Up until now, the Samaritan woman had thought that they were talking about water.
And now, she realized this conversation had just turned in an unsuspected direction.
Jesus had made a connection when he asked for water, but he knew there was a deeper connection to be made.
He wanted to make a connection that would last for eternity – a faith connection.
He wanted this woman before him to realize her greatest need was not water from a well, but was Living Water that she could get from only one person.
Only Jesus could give her this Living Water.
The woman responded: *I know that Messiah is coming.
When he comes, he will explain everything to us.*
And then Jesus responded: *I who speak to you am he* (vv.
25-26).
With these words, Living water poured into the woman’s heart and that greatest thirst of her soul was quenched.

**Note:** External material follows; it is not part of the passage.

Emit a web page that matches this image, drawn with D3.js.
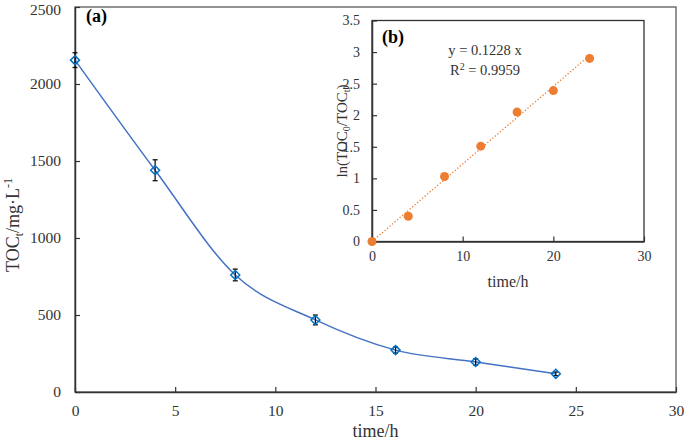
<!DOCTYPE html>
<html><head><meta charset="utf-8">
<script src="https://cdn.jsdelivr.net/npm/d3@7"></script>
<style>body{margin:0;background:#fff}</style>
</head><body>
<script>
// Data
const times = [0, 4, 8, 12, 16, 20, 24];
const tocValues = [2155, 1440, 760, 468, 272, 195, 118];
const tocErrors = [48, 68, 38, 32, 20, 20, 12];
const lnValues = [0, 0.40, 1.03, 1.51, 2.05, 2.39, 2.90];
const slope = 0.1228;
const mainXTicks = [0, 5, 10, 15, 20, 25, 30];
const mainYTicks = [0, 500, 1000, 1500, 2000, 2500];
const insetXTicks = [0, 10, 20, 30];
const insetYTicks = [0, 0.5, 1, 1.5, 2, 2.5, 3, 3.5];

const W = 685, H = 441;
const FONT = "'Liberation Serif', 'Times New Roman', serif";
const svg = d3.select("body").append("svg").attr("width", W).attr("height", H)
  .style("font-family", FONT);

// Main chart
const m = {l: 75, r: 676, t: 7, b: 392};
const x = d3.scaleLinear().domain([0, 30]).range([m.l, m.r]);
const y = d3.scaleLinear().domain([0, 2500]).range([m.b, m.t]);

svg.append("rect").attr("x", m.l).attr("y", m.t).attr("width", m.r - m.l).attr("height", m.b - m.t)
  .attr("fill", "none").attr("stroke", "#595959").attr("stroke-width", 1.3);

const xAx = svg.append("g").attr("transform", `translate(0,${m.b})`)
  .call(d3.axisBottom(x).tickValues(mainXTicks).tickFormat(d3.format("d")).tickSizeInner(-5).tickSizeOuter(0).tickPadding(13));
const yAx = svg.append("g").attr("transform", `translate(${m.l},0)`)
  .call(d3.axisLeft(y).tickValues(mainYTicks).tickFormat(d3.format("d")).tickSizeInner(-5).tickSizeOuter(0).tickPadding(14));
[xAx, yAx].forEach(g => {
  g.attr("font-family", FONT);
  g.select(".domain").attr("stroke", "#333").attr("stroke-width", 1.5);
  g.selectAll(".tick line").attr("stroke", "#333").attr("stroke-width", 1.2);
  g.selectAll("text").attr("font-size", 15.5).attr("fill", "#333");
});
// keep the top label inside the page
yAx.selectAll(".tick text").filter(d => d === 2500).attr("y", 2.5);

// Curve
const pts = times.map((t, i) => [x(t), y(tocValues[i])]);
svg.append("path").attr("d", d3.line().curve(d3.curveCatmullRom.alpha(0))(pts))
  .attr("fill", "none").attr("stroke", "#4472C4").attr("stroke-width", 1.5);

// Error bars
const eb = svg.append("g").attr("stroke", "#111").attr("stroke-width", 1.3);
times.forEach((t, i) => {
  const cx = x(t), y1 = y(tocValues[i] + tocErrors[i]), y2 = y(tocValues[i] - tocErrors[i]);
  eb.append("line").attr("x1", cx).attr("x2", cx).attr("y1", y1).attr("y2", y2);
  eb.append("line").attr("x1", cx - 2.5).attr("x2", cx + 2.5).attr("y1", y1).attr("y2", y1);
  eb.append("line").attr("x1", cx - 2.5).attr("x2", cx + 2.5).attr("y1", y2).attr("y2", y2);
});

// Diamonds
svg.append("g").selectAll("path").data(times).join("path")
  .attr("transform", (t, i) => `translate(${x(t)},${y(tocValues[i])})`)
  .attr("d", "M0,-4.5L4.5,0L0,4.5L-4.5,0Z")
  .attr("fill", "none").attr("stroke", "#0070C0").attr("stroke-width", 1.5);

svg.append("text").attr("x", 86).attr("y", 22).attr("font-size", 18).attr("font-weight", "bold").text("(a)");

svg.append("text").attr("x", (m.l + m.r) / 2).attr("y", 437).attr("text-anchor", "middle")
  .attr("font-size", 18).attr("fill", "#333").text("time/h");

const yt = svg.append("text").attr("transform", `translate(19,225) rotate(-90)`).attr("text-anchor", "middle")
  .attr("font-size", 18).attr("fill", "#333");
yt.append("tspan").text("TOC");
yt.append("tspan").attr("font-size", 12).attr("dy", 4).text("t");
yt.append("tspan").attr("dy", -4).text("/mg·L");
yt.append("tspan").attr("font-size", 12).attr("dy", -7).text("-1");

// Inset
const n = {l: 372, r: 644, t: 20.5, b: 241.5};
const xi = d3.scaleLinear().domain([0, 30]).range([n.l, n.r]);
const yi = d3.scaleLinear().domain([0, 3.5]).range([n.b, n.t]);

svg.append("rect").attr("x", 336).attr("y", 8).attr("width", 339).attr("height", 291).attr("fill", "#fff");

svg.append("rect").attr("x", n.l).attr("y", n.t).attr("width", n.r - n.l).attr("height", n.b - n.t)
  .attr("fill", "none").attr("stroke", "#333").attr("stroke-width", 1.3);

const xiAx = svg.append("g").attr("transform", `translate(0,${n.b})`)
  .call(d3.axisBottom(xi).tickValues(insetXTicks).tickFormat(d3.format("d")).tickSizeInner(-5).tickSizeOuter(0).tickPadding(10));
const yiAx = svg.append("g").attr("transform", `translate(${n.l},0)`)
  .call(d3.axisLeft(yi).tickValues(insetYTicks).tickFormat(d3.format("")).tickSizeInner(-5).tickSizeOuter(0).tickPadding(12));
[xiAx, yiAx].forEach(g => {
  g.attr("font-family", FONT);
  g.select(".domain").attr("stroke", "#333").attr("stroke-width", 1.5);
  g.selectAll(".tick line").attr("stroke", "#333").attr("stroke-width", 1.2);
  g.selectAll("text").attr("font-size", 14).attr("fill", "#333");
});

// Trendline
svg.append("line").attr("x1", xi(0)).attr("y1", yi(0)).attr("x2", xi(24)).attr("y2", yi(slope * 24))
  .attr("stroke", "#ED7D31").attr("stroke-width", 1.3).attr("stroke-dasharray", "1.3,2");

svg.append("g").selectAll("circle").data(times).join("circle")
  .attr("cx", t => xi(t)).attr("cy", (t, i) => yi(lnValues[i])).attr("r", 4.5)
  .attr("fill", "#ED7D31");

svg.append("text").attr("x", 382).attr("y", 43).attr("font-size", 18).attr("font-weight", "bold").text("(b)");
svg.append("text").attr("x", 485).attr("y", 55).attr("text-anchor", "middle").attr("font-size", 14.5)
  .attr("fill", "#333").text("y = 0.1228 x");
const r2 = svg.append("text").attr("x", 485).attr("y", 75).attr("text-anchor", "middle").attr("font-size", 14.5).attr("fill", "#333");
r2.append("tspan").text("R");
r2.append("tspan").attr("font-size", 10).attr("dy", -5).text("2");
r2.append("tspan").attr("dy", 5).text(" = 0.9959");

svg.append("text").attr("x", (n.l + n.r) / 2).attr("y", 287).attr("text-anchor", "middle")
  .attr("font-size", 16).attr("fill", "#333").text("time/h");

const yit = svg.append("text").attr("transform", `translate(347,131) rotate(-90)`).attr("text-anchor", "middle")
  .attr("font-size", 15).attr("fill", "#333");
yit.append("tspan").text("ln(TOC");
yit.append("tspan").attr("font-size", 10).attr("dy", 3).text("0");
yit.append("tspan").attr("dy", -3).text("/TOC");
yit.append("tspan").attr("font-size", 10).attr("dy", 3).text("t");
yit.append("tspan").attr("dy", -3).text(")");
</script>
</body></html>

Her heart screamed out – Jesus has come to save me!
This is everything that I never knew I needed!
Do you make that same connection with the people in your lives?
If you don’t, then ask yourselves what stands in your way.
If we’re honest with ourselves then we’d probably have to admit that we’re ashamed to point out another’s need for living water, or we’re scared of being labeled as “too strict.”
What impression, ultimately, do we end up giving to those that we consider our friends?
Isn’t it this sort of impression: /I don’t value you enough as a friend to share with you what’s most important to me/? 
Can you hear your Savior speaking to you just as he spoke with that Samaritan woman?
He comes to you in a Word so comforting it heals your guilty heart.
This Word is so comforting that it makes a connection that truly counts.
It is so powerful that death and hell have no other option than to release their grip on us.
It is a word that says that we are no longer separated from God.
It was a word that assures us that we no longer have condemnation or fear.
It is a word summed up in the phrase, “It is finished.”
Finally, it is a word that is found in* */the Word/.